Bardzo ekumeniczna grupa
Trzeba przyznać, że takie zapowiedzi menedżera trochę niepokoją. Czy śpiewający duchowni poddadzą się komercjalizacji i staną się jeszcze jedną sezonową atrakcją? Oni sami mówią, że nie zamierzają dołączyć do świata muzycznego biznesu: — Dostrzegamy w tej sytuacji działanie Bożej Opatrzności — podkreśla ks. Eugene O'Hagan. — To dla nas szansa, by nieść przesłanie światu, który staje się coraz bardziej agnostyczny. Mamy nadzieję, że te cudowne dźwięki pomogą ludziom w duchowym wzrastaniu.

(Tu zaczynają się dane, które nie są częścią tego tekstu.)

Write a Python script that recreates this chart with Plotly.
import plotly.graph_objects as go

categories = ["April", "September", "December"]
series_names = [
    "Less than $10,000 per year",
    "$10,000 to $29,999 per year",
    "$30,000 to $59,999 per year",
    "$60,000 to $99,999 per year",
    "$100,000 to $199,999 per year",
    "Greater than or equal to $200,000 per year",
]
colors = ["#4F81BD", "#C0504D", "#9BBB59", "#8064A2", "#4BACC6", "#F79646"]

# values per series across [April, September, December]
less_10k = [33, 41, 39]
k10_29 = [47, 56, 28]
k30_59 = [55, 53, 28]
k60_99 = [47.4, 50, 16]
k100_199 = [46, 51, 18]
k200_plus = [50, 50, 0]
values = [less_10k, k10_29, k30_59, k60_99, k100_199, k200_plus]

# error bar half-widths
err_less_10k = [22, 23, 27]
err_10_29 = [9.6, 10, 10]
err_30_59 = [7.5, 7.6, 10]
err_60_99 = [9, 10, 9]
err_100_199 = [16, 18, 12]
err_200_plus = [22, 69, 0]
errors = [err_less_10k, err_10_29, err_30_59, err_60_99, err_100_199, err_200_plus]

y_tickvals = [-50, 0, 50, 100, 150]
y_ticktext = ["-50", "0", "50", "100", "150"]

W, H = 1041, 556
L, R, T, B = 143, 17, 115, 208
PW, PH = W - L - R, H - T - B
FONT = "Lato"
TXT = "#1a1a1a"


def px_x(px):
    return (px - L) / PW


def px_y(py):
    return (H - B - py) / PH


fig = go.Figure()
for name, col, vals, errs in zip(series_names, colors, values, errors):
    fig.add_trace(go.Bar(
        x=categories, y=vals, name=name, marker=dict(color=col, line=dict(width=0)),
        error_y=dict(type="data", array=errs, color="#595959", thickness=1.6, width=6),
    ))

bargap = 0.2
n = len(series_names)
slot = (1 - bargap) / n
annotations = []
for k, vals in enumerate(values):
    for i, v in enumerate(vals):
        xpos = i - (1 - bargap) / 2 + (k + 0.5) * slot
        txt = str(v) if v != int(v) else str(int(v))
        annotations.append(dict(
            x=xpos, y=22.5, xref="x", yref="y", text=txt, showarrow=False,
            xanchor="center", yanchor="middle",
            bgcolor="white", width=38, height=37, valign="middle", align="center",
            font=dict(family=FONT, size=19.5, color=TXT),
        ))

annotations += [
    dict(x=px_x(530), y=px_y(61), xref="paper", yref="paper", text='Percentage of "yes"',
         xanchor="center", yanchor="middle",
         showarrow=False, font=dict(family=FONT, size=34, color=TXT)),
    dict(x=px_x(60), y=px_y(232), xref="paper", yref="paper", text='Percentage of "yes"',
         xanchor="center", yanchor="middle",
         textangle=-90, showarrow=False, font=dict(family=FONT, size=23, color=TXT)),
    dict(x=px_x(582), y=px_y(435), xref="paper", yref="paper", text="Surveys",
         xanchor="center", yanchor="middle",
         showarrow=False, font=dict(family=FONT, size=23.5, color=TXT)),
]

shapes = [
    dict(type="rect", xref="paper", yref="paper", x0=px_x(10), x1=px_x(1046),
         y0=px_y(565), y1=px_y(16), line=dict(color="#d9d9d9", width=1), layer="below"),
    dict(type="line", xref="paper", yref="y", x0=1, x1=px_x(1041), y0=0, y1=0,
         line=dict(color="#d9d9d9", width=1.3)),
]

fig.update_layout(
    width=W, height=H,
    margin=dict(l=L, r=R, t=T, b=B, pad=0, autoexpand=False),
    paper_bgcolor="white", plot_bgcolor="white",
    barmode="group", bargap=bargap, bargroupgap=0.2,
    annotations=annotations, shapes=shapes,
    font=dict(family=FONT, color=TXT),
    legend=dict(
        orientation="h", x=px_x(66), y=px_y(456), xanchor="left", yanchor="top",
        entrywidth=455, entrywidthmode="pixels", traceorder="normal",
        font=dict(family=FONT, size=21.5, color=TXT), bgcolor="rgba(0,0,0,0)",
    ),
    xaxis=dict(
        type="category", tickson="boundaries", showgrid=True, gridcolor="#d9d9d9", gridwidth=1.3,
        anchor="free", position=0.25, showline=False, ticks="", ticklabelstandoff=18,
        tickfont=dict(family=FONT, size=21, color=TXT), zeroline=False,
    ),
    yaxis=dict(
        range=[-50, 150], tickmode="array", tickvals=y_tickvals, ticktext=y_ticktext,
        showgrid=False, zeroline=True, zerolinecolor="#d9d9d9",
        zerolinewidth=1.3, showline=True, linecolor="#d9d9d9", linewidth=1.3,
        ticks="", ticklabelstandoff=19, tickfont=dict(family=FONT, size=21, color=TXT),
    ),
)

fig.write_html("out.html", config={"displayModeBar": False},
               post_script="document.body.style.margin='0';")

— Pierwszą i najważniejszą rzeczą jest dla nas to, że jesteśmy księżmi. Dlatego nasza posługa będzie zawsze sercem naszych planów — dodaje jego brat, ks. Martin, w wywiadzie dla dziennika „The Telegraph”. Pierwszeństwo kapłańskich obowiązków zastrzegli sobie nawet w kontrakcie. Doświadczył tego na własnej skórze redaktor „Observera”. „Zgodzili się na spotkanie w jednym z londyńskich hoteli, ale okazało się, że ksiądz David musi wrócić do swojej parafii, żeby odprawić pogrzeb” — pisze Johnny Davis.
Wszystko wskazuje więc na to, że The Priests pozostaną normalnymi księżmi. A że są teraz w jednej wytwórni z Ozzy Osbourne'em, Britney Spears i My Chemical Romance? — Bardzo ekumeniczna grupa! — śmieje się ks. Eugene.